The map was printed from six pear wood blocks, which still survive in the Biblioteca Marciana in Venice. However, they have been split and are damaged beyond repair so that the blocks are no longer useable for printing the map. The damage to the blocks was described as early as 1865 by D'Avezac as being cracked and worm eaten and in no condition for further printing. Stefano Bifolco reports that in 2010 the Marciano Library commissioned the restoration of the pear blocks, which are now framed and on display in the Library as of 2016.
There are no surviving examples of the map printed in the sixteenth century. Of the surviving copies of the 24 printed in 1795, about half are known to survive.
The V L Menage Article 'The Map of Hajji Ahmed' and Its Makers in the Bulletin of the School of Oriental and African Studies, University of London, Vol. 21, No. 1/3 (1958), pp. 291-314 references several early reproductions, including one done for the British Museum in 1929.

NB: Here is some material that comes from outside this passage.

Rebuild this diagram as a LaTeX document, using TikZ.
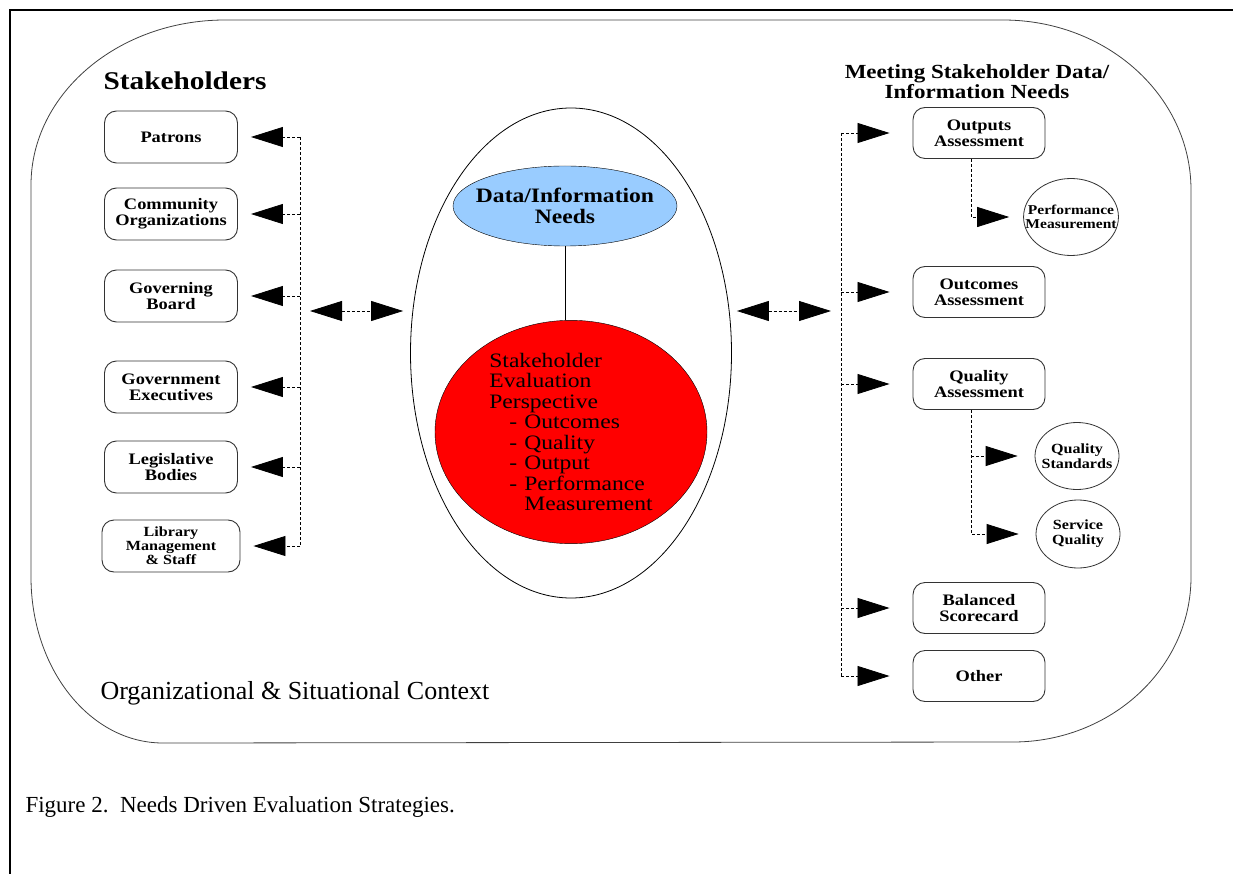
\documentclass[tikz,border=0pt]{standalone}
\usepackage{fontspec}
\setmainfont{Liberation Serif}
\newfontfamily\wide[FakeStretch=1.15]{Liberation Serif}
\usepackage{tikz}
\usetikzlibrary{shapes.geometric,arrows.meta}
\definecolor{needblue}{RGB}{153,204,255}
\definecolor{perspred}{RGB}{255,0,0}
\tikzstyle{stake} = [draw=black!80, line width=0.9pt, rounded corners=12pt, minimum width=133pt, minimum height=52pt, inner sep=0pt, align=center, font=\wide\fontsize{16}{16}\selectfont\bfseries]
\tikzstyle{meet} = [stake, minimum width=132pt, minimum height=51pt]
\tikzstyle{sub} = [draw=black!80, line width=0.8pt, ellipse, inner sep=-12pt, align=center, font=\wide\fontsize{14}{15}\selectfont\bfseries]
\tikzstyle{bus} = [line width=0.8pt, dash pattern=on 3pt off 2pt]
\tikzstyle{link} = [bus, -{Triangle[length=32pt,width=20pt]}]
\tikzstyle{pair} = [bus, {Triangle[length=32pt,width=20pt]}-{Triangle[length=32pt,width=20pt]}]
\newcommand{\persp}[1]{\hspace*{20pt}\makebox[15pt][l]{-}#1}

\begin{document}
\begin{tikzpicture}[x=1pt, y=-1pt]
		\useasboundingbox (0,0) rectangle (1233,874);
		\draw[line width=2pt] (10,874) -- (10,10) -- (1233,10);
		
		% context outline
		\draw[line width=0.8pt, black!75] (225,20) -- (1003,20)
			.. controls (1107,20) and (1191,96) .. (1191,190) -- (1191,577)
			.. controls (1191,668) and (1111,742) .. (1013,742) -- (163,743)
			.. controls (90,743) and (31,669) .. (31,577) -- (31,185)
			.. controls (31,94) and (118,20) .. (225,20) -- cycle;
		
		\node[anchor=base west, font=\wide\fontsize{25.5}{30}\selectfont\bfseries] (stk) at (100,90) {Stakeholders};
		\node[align=center, font=\wide\fontsize{20}{20}\selectfont\bfseries] (mtg) at (977,82) {Meeting Stakeholder Data/\\Information Needs};
		\node[anchor=base west, font=\fontsize{26}{30}\selectfont] (org) at (97,699) {Organizational \& Situational Context};
		\node[anchor=base west, font=\fontsize{23}{27}\selectfont] (cap) at (22,812) {Figure 2.\ \ Needs Driven Evaluation Strategies.};
		
		\node[draw, line width=0.8pt, ellipse, minimum width=321pt, minimum height=490pt] (ctx) at (571,353) {};
		\node[draw, ellipse, fill=needblue, minimum width=224pt, minimum height=80pt, inner sep=-12pt, align=center, font=\wide\fontsize{20.5}{20.5}\selectfont\bfseries] (need) at (565,206) {Data/Information\\Needs};
		\node[draw, ellipse, fill=perspred, minimum width=272pt, minimum height=218pt, inner sep=0pt, align=left, font=\wide\fontsize{20.5}{20.5}\selectfont] (per) at (571,432) {Stakeholder\\Evaluation\\Perspective\\\persp{Outcomes}\\\persp{Quality}\\\persp{Output}\\\persp{Performance}\\\hspace*{35pt}Measurement};
		\draw (need.south) -- (need.south |- per.north);
		
		\node[stake] (pat) at (171,137) {Patrons};
		\node[stake, below of=pat, node distance=77pt] (com) {Community\\Organizations};
		\node[stake, below of=com, node distance=82pt] (gov) {Governing\\Board};
		\node[stake, below of=gov, node distance=91pt] (exe) {Government\\Executives};
		\node[stake, below of=exe, node distance=80pt] (leg) {Legislative\\Bodies};
		\node[stake, below of=leg, node distance=79pt, minimum width=138pt, font=\wide\fontsize{14}{14}\selectfont\bfseries] (lib) {Library\\Management\\\& Staff};
		
		\node[meet] (outa) at (979,133) {Outputs\\Assessment};
		\node[meet, below of=outa, node distance=159pt] (outc) {Outcomes\\Assessment};
		\node[meet, below of=outc, node distance=92pt] (qual) {Quality\\Assessment};
		\node[meet, below of=qual, node distance=224pt] (bal) {Balanced\\Scorecard};
		\node[meet, below of=bal, node distance=68pt] (oth) {Other};
		
		\node[sub, minimum width=93pt, minimum height=77pt, font=\wide\fontsize{13.5}{14}\selectfont\bfseries] (perf) at (1071,217) {Performance\\Measurement};
		\node[sub, minimum width=84pt, minimum height=67pt] (qstd) at (1077,456) {Quality\\Standards};
		\node[sub, minimum width=84pt, minimum height=68pt] (svc) at (1078,534) {Service\\Quality};
		
		\coordinate (lbus) at (300,0);
		\coordinate (rbus) at (841,0);
		\draw[bus] (lbus |- pat) -- (lbus |- lib);
		\foreach \n in {pat,com,gov,exe,leg,lib}
			\draw[link, shorten >=13pt] (lbus |- \n) -- (\n.east);
		\draw[bus] (rbus |- outa) -- (rbus |- oth);
		\foreach \n in {outa,outc,qual,bal,oth}
			\draw[link, shorten >=23pt] (rbus |- \n) -- (\n.west);
		
		\draw[pair, shorten <=10pt, shorten >=7pt] (lbus |- 0,311) -- (ctx.west |- 0,311);
		\draw[pair, shorten <=5pt, shorten >=10pt] (ctx.east |- 0,311) -- (rbus |- 0,311);
		
		\draw[link, shorten >=14pt] ([xshift=-8pt]outa.south) |- (perf.west);
		\coordinate (qbus) at ([xshift=-8pt]qual.south);
		\draw[link, shorten >=17pt] (qbus) |- (svc.west);
		\draw[link, shorten >=17pt] (qbus |- qstd) -- (qstd.west);
\end{tikzpicture}
\end{document}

The Edward Luther Stevenson Collection
Edward Luther Stevenson was among the most important scholars of early cartography active at the end of the 19th century and the first half of the 20th. He was responsible for numerous cartobibliographic books, including the first translation of Ptolemy to English, as well as a series of impressive facsimile maps produced while he was at the Hispanic Society of New York. Dr. Stevenson viewed facsimiles as integral to the study of early cartography, and he committed himself to building an unparalleled collection of photographs of early maps and globes. Much of his collection was donated to Yale University after his death (click on the title link above for about that), but the present item comes from a large collection of photos, manuscripts, and related material that were part of Stevenson's library, but were not donated to Yale. It is truly an impressive collection and many of the items, though reproductions, have serious antiquarian merit. As Alexander O. Vietor said about Stevenson collection that went to Yale "this is the stuff of which great libraries are made."